Pablo Ocal (Texas A&M University)
On the Gerstenhaber bracket in relative Hochschild cohomology of associative algebras

We will begin by briefly presenting the inception of the Gerstenhaber bracket in Hochschild cohomology, which helped in capturing in an algebraic way the infinitesimal information stored in the cohomology of the algebra. On the first uses of the bracket by Gerstenhaber and Schack, they essentially claimed that everything that can be done on Hochschild cohomology can also be done in relative Hochschild cohomology. However, they required a separability condition to obtain relative projective resolutions when working with diagrams of algebras. This additional requirement motivates contextualizing our work to relative homological algebra. This is a less general context but it has multiple advantages: we can remove the separability condition, proofs are approachable, computations can be carried out, and an there is an interpretation of the bracket as a dg Lie algebra structure on a complex. We will also comment on recent results by Kaygun, who constructed a Jacobi-Zariski long exact sequence, and by Cibils, Lanzilotta, Marcos, Schroll, and Solotar, who described aspects of the Hochschild cohomology of bounded quiver algebras using relative cohomological tools. This strongly suggests that this context may be adequate for a better understanding of the cohomology of associative algebras.

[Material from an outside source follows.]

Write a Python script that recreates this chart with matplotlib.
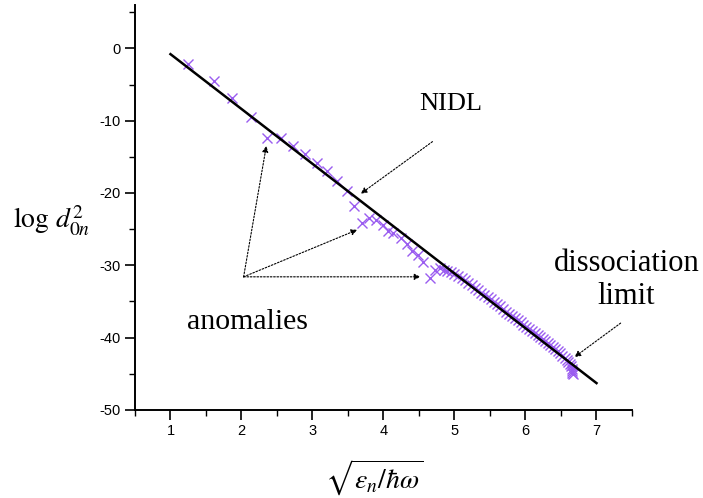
import matplotlib

matplotlib.use("Agg")
import matplotlib.pyplot as plt
from matplotlib.ticker import MultipleLocator

plt.rcParams["mathtext.fontset"] = "stix"
plt.rcParams["axes.unicode_minus"] = False

# computed levels (crosses)
x_pts = [
    1.24, 1.61, 1.87, 2.13, 2.36, 2.55, 2.72, 2.90, 3.07, 3.21, 3.35, 3.49,
    3.58, 3.70, 3.79, 3.89, 3.99, 4.06, 4.14, 4.24, 4.33, 4.40, 4.49, 4.56,
    4.66, 4.73, 4.80, 4.85, 4.90, 4.95, 5.00, 5.05, 5.10, 5.15, 5.19, 5.24,
    5.29, 5.33, 5.38, 5.42, 5.47, 5.51, 5.56, 5.60, 5.64, 5.68, 5.73, 5.77,
    5.81, 5.85, 5.89, 5.93, 5.97, 6.01, 6.05, 6.09, 6.13, 6.17, 6.20, 6.24,
    6.28, 6.32, 6.35, 6.39, 6.42, 6.46, 6.49, 6.52, 6.55, 6.58, 6.60, 6.62,
    6.64, 6.65, 6.66, 6.66, 6.67,
]
y_pts = [
    -2.1, -4.5, -6.9, -9.5, -12.4, -12.4, -13.5, -14.6, -15.8, -16.9, -18.3, -19.7,
    -21.8, -24.1, -23.4, -23.7, -24.5, -25.2, -25.5, -26.2, -27.0, -28.0, -28.6, -29.6,
    -31.8, -30.7, -30.4, -30.6, -30.8, -31.0, -31.2, -31.5, -31.8, -32.1, -32.4, -32.8,
    -33.1, -33.4, -33.8, -34.1, -34.4, -34.7, -35.1, -35.4, -35.7, -36.0, -36.4, -36.7,
    -37.0, -37.3, -37.6, -37.9, -38.2, -38.5, -38.8, -39.1, -39.4, -39.7, -39.9, -40.2,
    -40.5, -40.8, -41.0, -41.3, -41.6, -41.9, -42.2, -42.5, -42.8, -43.1, -43.4, -43.7,
    -44.0, -44.3, -44.6, -44.9, -45.1,
]

# NIDL straight line
x_line = [1.0, 7.0]
y_line = [-0.8, -46.3]

fig = plt.figure(figsize=(7.03, 4.98), dpi=100)
ax = fig.add_axes([0.192, 0.177, 0.707, 0.813])

ax.plot(x_line, y_line, color="black", lw=1.8, zorder=3)
ax.plot(x_pts, y_pts, ls="none", marker="x", ms=7, mew=1.0,
        color="#9a5cf0", zorder=2)

ax.set_xlim(0.5, 7.5)
ax.set_ylim(-50, 6)
ax.xaxis.set_major_locator(MultipleLocator(1))
ax.xaxis.set_minor_locator(MultipleLocator(0.5))
ax.yaxis.set_major_locator(MultipleLocator(10))
ax.yaxis.set_minor_locator(MultipleLocator(5))
ax.set_xticks([1, 2, 3, 4, 5, 6, 7])
for s in ("top", "right"):
    ax.spines[s].set_visible(False)
for s in ("left", "bottom"):
    ax.spines[s].set_linewidth(1.4)
ax.tick_params(which="major", direction="out", length=7, width=1.2,
               labelsize=10.5, colors="black")
ax.tick_params(which="minor", direction="out", length=4, width=1.0)
for lab in ax.get_xticklabels() + ax.get_yticklabels():
    lab.set_fontfamily("Liberation Sans")

serif = "Liberation Serif"
ax.text(4.94, -7.7, "NIDL", fontsize=19, family=serif, ha="center", va="center")
ax.text(2.08, -37.9, "anomalies", fontsize=21.5, family=serif, ha="center", va="center")
ax.text(7.42, -32.0, "dissociation\nlimit", fontsize=22, family=serif,
        ha="center", va="center", linespacing=1.2)

arrow = dict(arrowstyle="-|>", linestyle=(0, (1.5, 1.5)), lw=0.8, color="black",
             mutation_scale=9, shrinkA=0, shrinkB=0)
ax.annotate("", xy=(3.68, -20.1), xytext=(4.69, -12.9), arrowprops=arrow)
origin = (2.03, -31.6)
ax.annotate("", xy=(2.35, -13.5), xytext=origin, arrowprops=arrow)
ax.annotate("", xy=(3.63, -25.1), xytext=origin, arrowprops=arrow)
ax.annotate("", xy=(4.52, -31.6), xytext=origin, arrowprops=arrow)
ax.annotate("", xy=(6.69, -42.7), xytext=(7.34, -38.0), arrowprops=arrow)

fig.text(0.128, 0.54, r"$\log\, d_{0n}^{2}$", fontsize=20, ha="right", va="baseline")
fig.text(0.533, 0.04, r"$\sqrt{\varepsilon_n/\hbar\omega}$", fontsize=20,
         ha="center", va="center")

fig.savefig("out.png", dpi=100)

Nicholas Packauskas (SUNY Cortland)
Quasi-Polynomial Growth of Betti Sequences - with Luchezar Avramov and Nicholas Packauskas

Let \(Q\) be a regular local ring and \(I\) an ideal generated by a regular sequence of \(c\) elements in the square of the maximal ideal. It is known that over the complete intersection \(R = Q/I\) that any finitely generated module \(M\) has Betti numbers eventually given by quasi-polynomial of degree less than \(c\). That is, there are integer-valued polynomial functions \(p^M_+\) and \(p^M_-\) with the same leading term such that \(\beta_{2i}^R(M)=p^M_+(2i)\) and \(\beta_{2i+1}^R(M)=p^M_-(2i+1)\) for \(i\) sufficiently large. We will show that if \(q\) is the height of the ideal generated by the quadratic initial forms of \(I\) in the associated graded ring of \(Q\), then the degree of \(p^M_+-p^M_-\)is less than \(c − q − 1\).

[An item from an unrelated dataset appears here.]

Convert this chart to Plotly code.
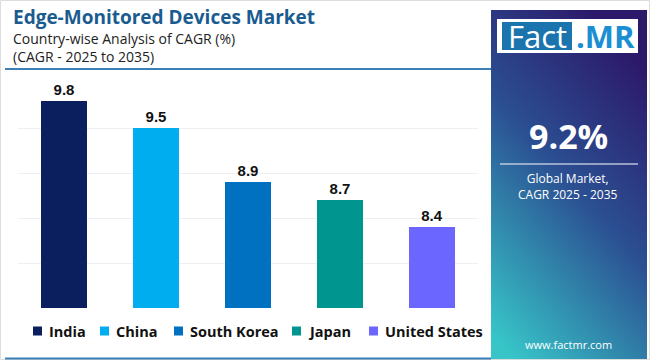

Julia Pevtsova (University of Washington)
Support theory for Elementary supergroups - with Dave Benson, Srikanth Iyengar and Henning Krause

Elementary supergroup schemes arise as a detecting family in the theory of supports for finite supergroup schemes. As such, they play a similar role to finite supergroup schemes as elementary abelian p-groups play for finite groups, as known from the classical work of Quillen and Chouinard. In this talk I’ll describe the theory of varieties, the calculation of the Balmer spectrum and the Benson-Iyengar-Krause stratification for the singularity category of an elementary supergroup scheme. An interesting and novel feature of the theory is that it combines the π-point approach of Friedlander-Pevtsova with the hypersurface approach of Avramov-Iyengar as an attempt to construct Carlson’s rank varieties in the super context.

Hamid Rahmati (University of Nebraska-Lincoln)
Transferring algebra structures on complexes, part 1 - with Claudia Miller

We discuss a homological method for transferring algebra structures on complexes along suitably nice homotopy equivalences. We also show how one can get such homotopy equivalencies, from old ones, using a homological tool called the perturbation lemma.

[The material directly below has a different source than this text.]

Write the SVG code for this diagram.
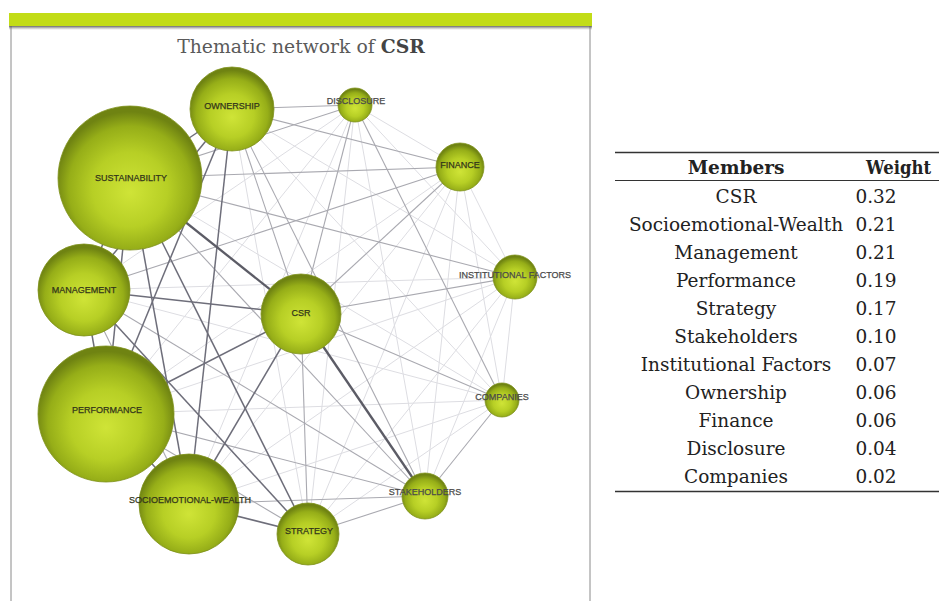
<svg xmlns="http://www.w3.org/2000/svg" width="939" height="601" viewBox="0 0 939 601">
  <style>
    .e-xs { stroke: #5c5c66; stroke-width: 2.3; }
    .e-s  { stroke: #6e6e7a; stroke-width: 1.5; }
    .e-m  { stroke: #a9a9b0; stroke-width: 1.1; }
    .e-l  { stroke: #dddde2; stroke-width: 1; }
    .ball { fill: url(#ballFill); stroke: #7f921c; stroke-width: 0.8; }
    .lbl  { font-family: "Liberation Sans", "DejaVu Sans", sans-serif; font-size: 9px; fill: #33361a; stroke: #33361a; stroke-width: 0.25; text-anchor: middle; dominant-baseline: central; }
    .lbl-o { fill: #4a4a4a; stroke: #4a4a4a; }
    .title { font-family: "DejaVu Serif", "Liberation Serif", serif; font-size: 18.8px; fill: #5a5a5a; text-anchor: middle; }
    .cell { font-family: "DejaVu Serif", "Liberation Serif", serif; font-size: 18.5px; fill: #222; text-anchor: middle; }
    .head { font-weight: bold; }
    .w { text-anchor: start; }
    .rule { stroke: #333; }
  </style>
  <defs>
    <radialGradient id="ballFill" cx="50%" cy="56%" r="52%" fx="50%" fy="60%">
      <stop offset="0" stop-color="#cfe437"/>
      <stop offset="0.5" stop-color="#b7cf25"/>
      <stop offset="0.82" stop-color="#96ae18"/>
      <stop offset="1" stop-color="#6f8312"/>
    </radialGradient>
    <linearGradient id="barShadow" x1="0" y1="0" x2="0" y2="1">
      <stop offset="0" stop-color="#444" stop-opacity="0.8"/>
      <stop offset="1" stop-color="#888" stop-opacity="0"/>
    </linearGradient>
  </defs>

  <rect width="939" height="601" fill="#ffffff"/>

  <!-- panel frame -->
  <g id="panel">
    <line x1="11" y1="26" x2="11" y2="601" stroke="#8a8a8a" stroke-width="1"/>
    <line x1="590" y1="26" x2="590" y2="601" stroke="#8a8a8a" stroke-width="1"/>
    <rect x="9" y="26" width="583" height="4" fill="url(#barShadow)"/>
    <rect x="9" y="13" width="583" height="13" fill="#c2dc17"/>
    <text class="title" x="301" y="53">Thematic network of <tspan font-weight="bold" fill="#444">CSR</tspan></text>
  </g>

  <!-- connectors -->
  <g id="connectors" fill="none">
    <!-- light -->
    <line class="e-l" x1="130" y1="178" x2="502" y2="400"/>
    <line class="e-l" x1="232" y1="109" x2="515" y2="277"/>
    <line class="e-l" x1="232" y1="109" x2="308" y2="534"/>
    <line class="e-l" x1="232" y1="109" x2="502" y2="400"/>
    <line class="e-l" x1="355" y1="105" x2="460" y2="167"/>
    <line class="e-l" x1="355" y1="105" x2="515" y2="277"/>
    <line class="e-l" x1="355" y1="105" x2="84" y2="290"/>
    <line class="e-l" x1="355" y1="105" x2="106" y2="414"/>
    <line class="e-l" x1="355" y1="105" x2="189" y2="504"/>
    <line class="e-l" x1="355" y1="105" x2="308" y2="534"/>
    <line class="e-l" x1="355" y1="105" x2="425" y2="496"/>
    <line class="e-l" x1="460" y1="167" x2="515" y2="277"/>
    <line class="e-l" x1="460" y1="167" x2="106" y2="414"/>
    <line class="e-l" x1="460" y1="167" x2="189" y2="504"/>
    <line class="e-l" x1="460" y1="167" x2="308" y2="534"/>
    <line class="e-l" x1="460" y1="167" x2="425" y2="496"/>
    <line class="e-l" x1="460" y1="167" x2="502" y2="400"/>
    <line class="e-l" x1="515" y1="277" x2="84" y2="290"/>
    <line class="e-l" x1="515" y1="277" x2="106" y2="414"/>
    <line class="e-l" x1="515" y1="277" x2="189" y2="504"/>
    <line class="e-l" x1="515" y1="277" x2="308" y2="534"/>
    <line class="e-l" x1="515" y1="277" x2="425" y2="496"/>
    <line class="e-l" x1="515" y1="277" x2="502" y2="400"/>
    <line class="e-l" x1="84" y1="290" x2="502" y2="400"/>
    <line class="e-l" x1="106" y1="414" x2="502" y2="400"/>
    <line class="e-l" x1="189" y1="504" x2="502" y2="400"/>
    <line class="e-l" x1="308" y1="534" x2="502" y2="400"/>
    <!-- medium -->
    <line class="e-m" x1="130" y1="178" x2="355" y2="105"/>
    <line class="e-m" x1="130" y1="178" x2="460" y2="167"/>
    <line class="e-m" x1="130" y1="178" x2="515" y2="277"/>
    <line class="e-m" x1="130" y1="178" x2="425" y2="496"/>
    <line class="e-m" x1="232" y1="109" x2="355" y2="105"/>
    <line class="e-m" x1="232" y1="109" x2="460" y2="167"/>
    <line class="e-m" x1="232" y1="109" x2="301" y2="314"/>
    <line class="e-m" x1="232" y1="109" x2="425" y2="496"/>
    <line class="e-m" x1="355" y1="105" x2="301" y2="314"/>
    <line class="e-m" x1="355" y1="105" x2="502" y2="400"/>
    <line class="e-m" x1="460" y1="167" x2="301" y2="314"/>
    <line class="e-m" x1="460" y1="167" x2="84" y2="290"/>
    <line class="e-m" x1="515" y1="277" x2="301" y2="314"/>
    <line class="e-m" x1="301" y1="314" x2="308" y2="534"/>
    <line class="e-m" x1="301" y1="314" x2="502" y2="400"/>
    <line class="e-m" x1="84" y1="290" x2="189" y2="504"/>
    <line class="e-m" x1="84" y1="290" x2="425" y2="496"/>
    <line class="e-m" x1="106" y1="414" x2="308" y2="534"/>
    <line class="e-m" x1="106" y1="414" x2="425" y2="496"/>
    <line class="e-m" x1="189" y1="504" x2="425" y2="496"/>
    <line class="e-m" x1="308" y1="534" x2="425" y2="496"/>
    <line class="e-m" x1="425" y1="496" x2="502" y2="400"/>
    <!-- strong -->
    <line class="e-s" x1="130" y1="178" x2="232" y2="109"/>
    <line class="e-s" x1="130" y1="178" x2="84" y2="290"/>
    <line class="e-s" x1="130" y1="178" x2="106" y2="414"/>
    <line class="e-s" x1="130" y1="178" x2="189" y2="504"/>
    <line class="e-s" x1="130" y1="178" x2="308" y2="534"/>
    <line class="e-s" x1="232" y1="109" x2="84" y2="290"/>
    <line class="e-s" x1="232" y1="109" x2="106" y2="414"/>
    <line class="e-s" x1="232" y1="109" x2="189" y2="504"/>
    <line class="e-s" x1="301" y1="314" x2="84" y2="290"/>
    <line class="e-s" x1="301" y1="314" x2="106" y2="414"/>
    <line class="e-s" x1="301" y1="314" x2="189" y2="504"/>
    <line class="e-s" x1="84" y1="290" x2="106" y2="414"/>
    <line class="e-s" x1="84" y1="290" x2="308" y2="534"/>
    <line class="e-s" x1="106" y1="414" x2="189" y2="504"/>
    <line class="e-s" x1="189" y1="504" x2="308" y2="534"/>
    <!-- heaviest -->
    <line class="e-xs" x1="130" y1="178" x2="301" y2="314"/>
    <line class="e-xs" x1="301" y1="314" x2="425" y2="496"/>
  </g>

  <!-- nodes -->
  <g id="n-sustainability"><circle class="ball" cx="130" cy="178" r="72"/><text class="lbl" x="131" y="178">SUSTAINABILITY</text></g>
  <g id="n-ownership"><circle class="ball" cx="232" cy="109" r="42"/><text class="lbl" x="232" y="106">OWNERSHIP</text></g>
  <g id="n-disclosure"><circle class="ball" cx="355" cy="105" r="17"/><text class="lbl lbl-o" x="356" y="101">DISCLOSURE</text></g>
  <g id="n-finance"><circle class="ball" cx="460" cy="167" r="24"/><text class="lbl" x="460" y="165">FINANCE</text></g>
  <g id="n-institutional"><circle class="ball" cx="515" cy="277" r="22"/><text class="lbl lbl-o" x="515" y="275">INSTITUTIONAL FACTORS</text></g>
  <g id="n-csr"><circle class="ball" cx="301" cy="314" r="40"/><text class="lbl" x="301" y="313">CSR</text></g>
  <g id="n-management"><circle class="ball" cx="84" cy="290" r="46"/><text class="lbl" x="84" y="290">MANAGEMENT</text></g>
  <g id="n-performance"><circle class="ball" cx="106" cy="414" r="68"/><text class="lbl" x="107" y="410">PERFORMANCE</text></g>
  <g id="n-socioemotional"><circle class="ball" cx="189" cy="504" r="50"/><text class="lbl" x="190" y="500">SOCIOEMOTIONAL-WEALTH</text></g>
  <g id="n-strategy"><circle class="ball" cx="308" cy="534" r="31"/><text class="lbl" x="309" y="531">STRATEGY</text></g>
  <g id="n-stakeholders"><circle class="ball" cx="425" cy="496" r="23"/><text class="lbl lbl-o" x="425" y="492">STAKEHOLDERS</text></g>
  <g id="n-companies"><circle class="ball" cx="502" cy="400" r="17"/><text class="lbl lbl-o" x="502" y="397">COMPANIES</text></g>

  <!-- members / weight table -->
  <g id="table">
    <line class="rule" x1="615" y1="152.5" x2="939" y2="152.5" stroke-width="1.5"/>
    <line class="rule" x1="615" y1="180.5" x2="939" y2="180.5" stroke-width="1"/>
    <line class="rule" x1="615" y1="491.5" x2="939" y2="491.5" stroke-width="1.5"/>
    <text class="cell head" x="736" y="174">Members</text>
    <text class="cell head w" x="866" y="174" textLength="65" lengthAdjust="spacingAndGlyphs">Weight</text>
    <text class="cell" x="736" y="203">CSR</text><text class="cell" x="876" y="203">0.32</text>
    <text class="cell" x="736" y="231">Socioemotional-Wealth</text><text class="cell" x="876" y="231">0.21</text>
    <text class="cell" x="736" y="259">Management</text><text class="cell" x="876" y="259">0.21</text>
    <text class="cell" x="736" y="287">Performance</text><text class="cell" x="876" y="287">0.19</text>
    <text class="cell" x="736" y="315">Strategy</text><text class="cell" x="876" y="315">0.17</text>
    <text class="cell" x="736" y="343">Stakeholders</text><text class="cell" x="876" y="343">0.10</text>
    <text class="cell" x="736" y="371">Institutional Factors</text><text class="cell" x="876" y="371">0.07</text>
    <text class="cell" x="736" y="399">Ownership</text><text class="cell" x="876" y="399">0.06</text>
    <text class="cell" x="736" y="427">Finance</text><text class="cell" x="876" y="427">0.06</text>
    <text class="cell" x="736" y="455">Disclosure</text><text class="cell" x="876" y="455">0.04</text>
    <text class="cell" x="736" y="483">Companies</text><text class="cell" x="876" y="483">0.02</text>
  </g>
</svg>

Sean Sather-Wagstaff (Clemson University)
Ascent of Test Modules

We investigate modules for which vanishing of Tor-modules implies finiteness of projective dimension. In particular, we answer a question of O. Celikbas and Sather-Wagstaff about ascent properties of such modules over residually algebraic flat local ring homomorphisms. To accomplish this, we consider ascent and descent properties over local ring homomorphisms of finite flat dimension, and for flat extensions of finite dimensional differential graded algebras.

Liana Şega (University of Missouri)
Free resolutions over compressed artinian level algebras of socle degree three - with Rasoul Ahangari Maleki

We will discuss rationality of Poincaré series and linearity of free resolutions in the case of compressed artinian level algebras of socle degree three.

Pedro Tamaroff (Trinity College Dublin)
The non-commutative calculus of fields and forms through dg-resolutions

To every smooth manifold we may assign its Cartan calculus consisting of multi-vector fields \(\Theta(M)\) with the NS bracket and the \(\Theta(M)\)-module of differential forms \(\Omega(M)\) on \(M\) with the de Rham differential, and the same can be done for a commutative algebra \(A\), in which case the pair of multi-vector fields \(\bigwedge_A{\rm Der}(A)\) and differential forms \(\Omega_A\) on \(A\) carry the same kind of structure. In case \(A\) is smooth, these spaces are in fact Hochschild (co)homology groups of \(A\), which gives a Cartan calculus on the pair \(({\rm HH}^*(A),{\rm HH}_*(A))\). The non-commutative analogue of this Cartan calculus ---which exists for an arbitrary associative algebra, commutative or not--- is called the Tamarkin--Tsygan calculus of \(A\). It consists of the Gerstenhaber algebra \({\rm HH}^*(A)\) and the \({\rm HH}^*(A)\)-module \({\rm HH}_*(A)\) along with its Connes differential. In this talk I will explain how to use dg resolutions in associative algebras to compute this calculus, and give some examples of computation for some monomial examples, which in particular gives streamlined computations of the Gerstenhaber bracket of associative algebras through dg (as opposed to projective) resolutions.

Mark Walker (University of Nebraska-Lincoln)
Lower bounds on the homology of dg-modules over exterior algebras

Let E be an exterior algebra with n generators over a field, and let P be a perfect dg-E-module that is not acyclic. In this talk I will discuss what is known about the smallest possible value of the dimension of the homology of P.